The homeless lie on bare mattresses and rumpled blankets beneath the A/C/E subway lines using cardboard boxes and crates as furniture. Their lives fall somewhere between harsh inescapable reality and whimsical drug induced fantasies filled with ghosts from their past. This pit of despair beckons to an articulate young college professor named Lambert (Clinton Faulkner) who says his heartbreak over a failed relationship has brought him to this place. However, his fellow sufferers believe there is more to his story. Leslie Lee’s bleak drama, The Book of Lambert is a strong, unflinching character study of six souls wasting their lives away in the shadowy corners of a subway station. When the play opens, each character stirs in his or her sleep, eventually stretching to life to reveal the events of the past that have anchored their present. The obstacles range from small faraway memories to unsettled insecurities to the most debilitating – neglect and disapproval from unloving parents.

The first act shows the depths to which each person has sunk while the second half provides some much needed hope, focusing on the characters' determination to break whatever it is that has chained them.

Joresa Blount plays a young pregnant woman named Bonnie who possesses hard edges but also a sympathetic center. She is prickly towards the world but still hopeful about getting back into it.

Sadrina Johnson gives a unique twist to Priscilla, an exotic dancer who has been used up and thrown out. Johnson is over-the-top when indulging in Princilla’s reckless wild side, but finds a poignant note of somber clarity when the fun winds down, forcing Pricilla to face herself.

The elders of the group, Otto and Zinth, are played by impressive stage veterans Arthur French and Gloria Sauvé respectively, each expertly capturing the nuances of a passionless marriage and the futility of enduring a doomed life merely waiting for its end.

And finally, there is Clancy (Howard L. Wieder), a self-professed “obstacle police” who tickets people and objects that obstruct anything from sunlight pouring through a window to boxes blocking cars from driving down the street. Clancy pretends to just be visiting until Lambert furiously and violently confronts him. With the eloquent phrasing of a polished academic he demands, “Tell me about the pain that has rotted your cerebellum and brought you to this homeless boneyard.”

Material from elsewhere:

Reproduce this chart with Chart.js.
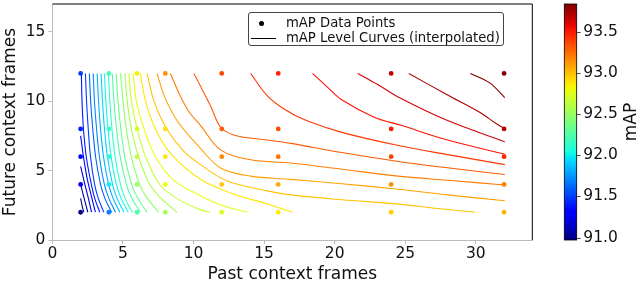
<!DOCTYPE html>
<html>
<head>
<meta charset="utf-8">
<script src="https://cdn.jsdelivr.net/npm/chart.js@4.4.1/dist/chart.umd.min.js"></script>
<style>
  body { margin: 0; background: #fff; }
  #wrap { position: relative; width: 640px; height: 283px; font-family: "DejaVu Sans", sans-serif; }
  #legenda {
    position: absolute; left: 248px; top: 12px; width: 256px; height: 34px;
    box-sizing: border-box; border: 1px solid #444; border-radius: 3px;
    background: rgba(255,255,255,0.85); font-size: 13.2px; color: #111;
  }
  #legenda .txt { position: absolute; left: 37px; white-space: nowrap; line-height: 14px; }
  #legenda .dot { position: absolute; left: 10px; top: 8px; width: 5px; height: 5px; border-radius: 50%; background: #000; }
  #legenda .lin { position: absolute; left: 2px; top: 25px; width: 25px; height: 1px; background: #000; }
</style>
</head>
<body>
<div id="wrap">
  <canvas id="grafico" width="640" height="283"></canvas>
  <div id="legenda">
    <span class="dot"></span><span class="txt" style="top:3px">mAP Data Points</span>
    <span class="lin"></span><span class="txt" style="top:18px">mAP Level Curves (interpolated)</span>
  </div>
</div>
<script>
// Dados
const pastFrames = [2, 4, 6, 8, 12, 16, 24, 32];
const futureFrames = [2, 4, 6, 8, 12];
// mAP por linha de futureFrames (mesma ordem de pastFrames)
const mapValues = [
    [90.97, 91.70, 92.25, 92.55, 92.72, 92.86, 92.96, 93.03],
    [91.25, 92.00, 92.50, 92.80, 92.98, 93.07, 93.15, 93.20],
    [91.35, 92.10, 92.65, 92.87, 93.17, 93.23, 93.38, 93.47],
    [91.42, 92.15, 92.70, 92.90, 93.30, 93.35, 93.52, 93.70],
    [91.50, 92.20, 92.85, 93.15, 93.37, 93.47, 93.68, 93.84]
];
const xTicks = [0, 5, 10, 15, 20, 25, 30];
const yTicks = [0, 5, 10, 15];
const cbTicks = [91.0, 91.5, 92.0, 92.5, 93.0, 93.5];

// Curvas de nivel
const curveLevels = [91.1, 91.2, 91.3, 91.4, 91.5, 91.6, 91.7, 91.8, 91.9, 92.0,
    92.1, 92.2, 92.3, 92.4, 92.5, 92.6, 92.7, 92.8, 92.9, 93.0,
    93.1, 93.2, 93.3, 93.4, 93.5, 93.6, 93.7, 93.8];
const curvePaths = [
    [[2, 3.0], [2.1, 2.5], [2.22, 2]],
    [[2, 4.0], [2.25, 3.0], [2.51, 2]],
    [[2, 5.3], [2.3, 4.0], [2.55, 3.0], [2.77, 2]],
    [[2, 7.5], [2.2, 6], [2.45, 4.5], [2.75, 3.2], [3.05, 2]],
    [[2.05, 12], [2.1, 10], [2.2, 8], [2.4, 6], [2.7, 4.3], [3.0, 3.0], [3.36, 2]],
    [[2.34, 12], [2.42, 10], [2.54, 8], [2.70, 6], [2.99, 4], [3.25, 3], [3.64, 2]],
    [[2.62, 12], [2.71, 10], [2.86, 8], [3.06, 6], [3.41, 4], [3.72, 3], [4.19, 2]],
    [[2.89, 12], [2.98, 10], [3.13, 8], [3.33, 6], [3.68, 4], [4.00, 3], [4.47, 2]],
    [[3.17, 12], [3.27, 10], [3.41, 8], [3.62, 6], [3.98, 4], [4.30, 3], [4.78, 2]],
    [[3.45, 12], [3.55, 10], [3.69, 8], [3.90, 6], [4.26, 4], [4.58, 3], [5.07, 2]],
    [[3.69, 12], [3.79, 10], [3.94, 8], [4.16, 6], [4.53, 4], [4.87, 3], [5.37, 2]],
    [[3.97, 12], [4.07, 10], [4.22, 8], [4.44, 6], [4.82, 4], [5.15, 3], [5.66, 2]],
    [[4.24, 12], [4.36, 10], [4.54, 8], [4.80, 6], [5.24, 4], [5.63, 3], [6.23, 2]],
    [[4.52, 12], [4.65, 10], [4.85, 8], [5.13, 6], [5.61, 4], [6.05, 3], [6.70, 2]],
    [[4.83, 12], [5.00, 10], [5.24, 8], [5.59, 6], [6.18, 4], [6.72, 3], [7.53, 2]],
    [[5.14, 12], [5.3, 10], [5.6, 8], [6.1, 6], [6.9, 4], [7.7, 3], [8.83, 2]],
    [[5.42, 12], [5.6, 10], [6.0, 8], [6.6, 6], [7.6, 4], [8.8, 3], [10.49, 2.17], [11.2, 2]],
    [[5.71, 12], [5.95, 10], [6.5, 8], [7.3, 6], [8.6, 4.3], [10.49, 3.19], [12, 2.5], [13.81, 2]],
    [[6.23, 12], [6.6, 10], [7.3, 8], [8.4, 6.2], [10.49, 4.37], [12.86, 3.3], [15.23, 2.6], [17.0, 2]],
    [[6.7, 12], [7.2, 10], [8.1, 8], [9.3, 6.4], [10.49, 5.43], [12.39, 4.25], [15.23, 3.54], [16.9, 3.25], [20.5, 2.9], [24.35, 2.6], [27.5, 2.25], [29.96, 2]],
    [[7.41, 12], [8.0, 10.2], [8.9, 8.5], [10.49, 6.6], [11.91, 5.19], [14.05, 4.6], [16.9, 4.37], [20.5, 4.05], [24.5, 3.66], [28, 3.25], [32.05, 2.83]],
    [[8.36, 12], [9.0, 10.5], [9.7, 9.2], [10.49, 8.26], [11.91, 6.49], [14.05, 5.78], [16.9, 5.55], [20.5, 5.1], [24.5, 4.6], [28, 4.3], [32.05, 3.96]],
    [[10.02, 12], [10.49, 11.09], [11.2, 9.67], [11.91, 8.14], [12.9, 7.55], [15.23, 7.2], [16.9, 6.96], [20.5, 6.3], [24.5, 5.66], [28, 5.2], [32.05, 4.72]],
    [[14.04, 12], [15.23, 10.38], [16.41, 9.44], [18, 8.6], [20.44, 7.77], [24.35, 6.84], [28, 6.15], [32.05, 5.43]],
    [[18.43, 12], [19.5, 11], [20.44, 10.14], [22.8, 8.85], [24.7, 8.26], [28, 7.2], [32.05, 6.18]],
    [[21.63, 12], [23.05, 11.2], [24.5, 10.3], [28, 8.6], [32.05, 7.08]],
    [[25.25, 12], [27.9, 10.5], [30.27, 9.2], [31.46, 8.37], [32.05, 8.02]],
    [[29.61, 12], [31.0, 11.3], [32.05, 10.26]]
];

// Mapa de cores "jet"
function jet(t) {
    t = Math.max(0, Math.min(1, t));
    const interp = (pts) => {
        for (let i = 1; i < pts.length; i++) {
            if (t <= pts[i][0]) {
                const [x0, y0] = pts[i - 1], [x1, y1] = pts[i];
                return y0 + (y1 - y0) * (t - x0) / (x1 - x0);
            }
        }
        return pts[pts.length - 1][1];
    };
    const r = interp([[0, 0], [0.35, 0], [0.66, 1], [0.89, 1], [1, 0.5]]);
    const g = interp([[0, 0], [0.125, 0], [0.375, 1], [0.64, 1], [0.91, 0], [1, 0]]);
    const b = interp([[0, 0.5], [0.11, 1], [0.34, 1], [0.65, 0], [1, 0]]);
    return `rgb(${Math.round(r * 255)},${Math.round(g * 255)},${Math.round(b * 255)})`;
}

const todos = mapValues.flat();
const vMin = Math.min(...todos);
const vMax = Math.max(...todos);
const lvMin = curveLevels[0];
const lvMax = curveLevels[curveLevels.length - 1];

const pontos = [];
const coresPontos = [];
futureFrames.forEach((fy, i) => {
    pastFrames.forEach((px, j) => {
        pontos.push({ x: px, y: fy });
        coresPontos.push(jet((mapValues[i][j] - vMin) / (vMax - vMin)));
    });
});

const datasets = [{
    label: 'mAP Data Points',
    data: pontos,
    backgroundColor: coresPontos,
    pointRadius: 2.4,
    pointBorderWidth: 0,
    showLine: false
}];
curvePaths.forEach((path, k) => {
    datasets.push({
        label: 'nivel ' + curveLevels[k],
        data: path.map(([x, y]) => ({ x, y })),
        showLine: true,
        borderColor: jet((curveLevels[k] - lvMin) / (lvMax - lvMin)),
        borderWidth: 1.1,
        pointRadius: 0,
        tension: 0.35,
        fill: false
    });
});

const fonte = { family: '"DejaVu Sans", sans-serif', size: 15.5 };

// Zerar o padding extra que o Chart.js reserva para os rotulos
function semPadding(s) {
    s.paddingTop = 0;
    s.paddingBottom = 0;
    s.paddingLeft = 0;
    s.paddingRight = 0;
}

// Moldura superior/direita e barra de cores
const extras = {
    id: 'extras',
    afterDraw(chart) {
        const { ctx, chartArea: a } = chart;
        ctx.save();
        ctx.strokeStyle = '#000';
        ctx.lineWidth = 1;
        ctx.beginPath();
        ctx.moveTo(a.left, a.top);
        ctx.lineTo(a.right, a.top);
        ctx.lineTo(a.right, a.bottom);
        ctx.stroke();

        const cb = chart.scales.cb;
        const x0 = 564.3, w = 12.4;
        const yTop = cb.getPixelForValue(vMax), yBot = cb.getPixelForValue(vMin);
        const grad = ctx.createLinearGradient(0, yBot, 0, yTop);
        for (let i = 0; i <= 40; i++) grad.addColorStop(i / 40, jet(i / 40));
        ctx.fillStyle = grad;
        ctx.fillRect(x0, yTop, w, yBot - yTop);
        ctx.strokeStyle = '#000';
        ctx.lineWidth = 0.8;
        ctx.strokeRect(x0, yTop, w, yBot - yTop);
        ctx.strokeStyle = '#222';
        cbTicks.forEach(v => {
            const y = Math.round(cb.getPixelForValue(v)) + 0.5;
            ctx.beginPath();
            ctx.moveTo(x0 + w, y);
            ctx.lineTo(x0 + w + 4, y);
            ctx.stroke();
        });
        ctx.fillStyle = '#111';
        ctx.font = '17px "DejaVu Sans", sans-serif';
        ctx.textAlign = 'center';
        ctx.textBaseline = 'middle';
        ctx.translate(632, (a.top + a.bottom) / 2);
        ctx.rotate(-Math.PI / 2);
        ctx.fillText('mAP', 0, 0);
        ctx.restore();
    }
};

new Chart(document.getElementById('grafico'), {
    type: 'scatter',
    data: { datasets },
    options: {
        responsive: false,
        animation: false,
        events: [],
        layout: { padding: { top: 0.5, left: 0, right: 0, bottom: 0 } },
        plugins: { legend: { display: false }, tooltip: { enabled: false } },
        scales: {
            x: {
                type: 'linear', position: 'bottom', min: 0, max: 34,
                afterBuildTicks: s => { s.ticks = xTicks.map(v => ({ value: v })); },
                afterFit: s => { s.height = 43; semPadding(s); },
                grid: { display: true, drawOnChartArea: false, drawTicks: true, tickLength: 4, color: '#bbb' },
                border: { display: true, color: '#bbb' },
                ticks: { font: fonte, color: '#111', padding: 1, maxRotation: 0 },
                title: { display: true, text: 'Past context frames', color: '#111',
                    font: { family: fonte.family, size: 17, lineHeight: 1 }, padding: { top: 0, bottom: 0 } }
            },
            y: {
                type: 'linear', position: 'left', min: 0, max: 17,
                afterBuildTicks: s => { s.ticks = yTicks.map(v => ({ value: v })); },
                afterFit: s => { s.width = 52.4; semPadding(s); },
                grid: { display: true, drawOnChartArea: false, drawTicks: true, tickLength: 4, color: '#bbb' },
                border: { display: true, color: '#bbb' },
                ticks: { font: fonte, color: '#111', padding: 3 },
                title: { display: true, text: 'Future context frames', color: '#111',
                    font: { family: fonte.family, size: 17, lineHeight: 1 }, padding: { top: 2, bottom: 0 } }
            },
            cb: {
                type: 'linear', position: 'right', min: vMin, max: vMax,
                afterBuildTicks: s => { s.ticks = cbTicks.map(v => ({ value: v })); },
                afterFit: s => { s.width = 107.7; semPadding(s); },
                grid: { display: false, drawTicks: false },
                border: { display: false },
                ticks: { font: fonte, color: '#111', padding: 51, callback: v => v.toFixed(1) }
            }
        }
    },
    plugins: [extras]
});
</script>
</body>
</html>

But a poetic vernacular is not the only attribute distinguishing Lambert from the others in his company. His comrades clothe themselves in torn sweaters and unraveling rags, while Lambert is dressed in a stiff white-collared shirt half tucked inside of his slacks with a loosely knotted tie still dangling from his neck. It would appear that this man walked straight from a university classroom to a cardboard box.

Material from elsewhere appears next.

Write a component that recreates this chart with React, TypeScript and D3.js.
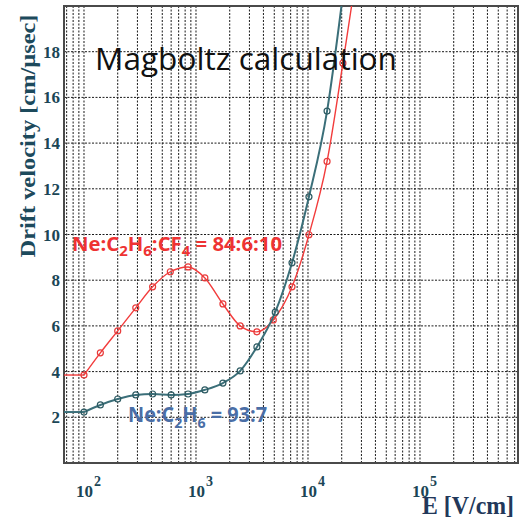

Though everyone in the subway station has a story, Lambert’s situation is the only one that begs the question, “Why?” The others ended up in their miserable predicament through understandable means: broken homes, bad choices, and addictions to drugs. But Lambert chose this life, and continues to choose it with each new day. He has the best chance of leaving. The fact that he doesn’t is the tightly wound mystery at the heart of the story.

With this sizeable heaping of heavy subject matter, The Book of Lambert could easily feel as weighty as its characters' troubles. Fortunately, Lee keeps the action fast-paced, colorful, and at times even humorous.

Though the characters' obstacles are large and seemingly unresolvable, the play does conclude with a ray of promise. Those willing to face and conquer their problems have the potential to one day reclaim the lives and return to the light.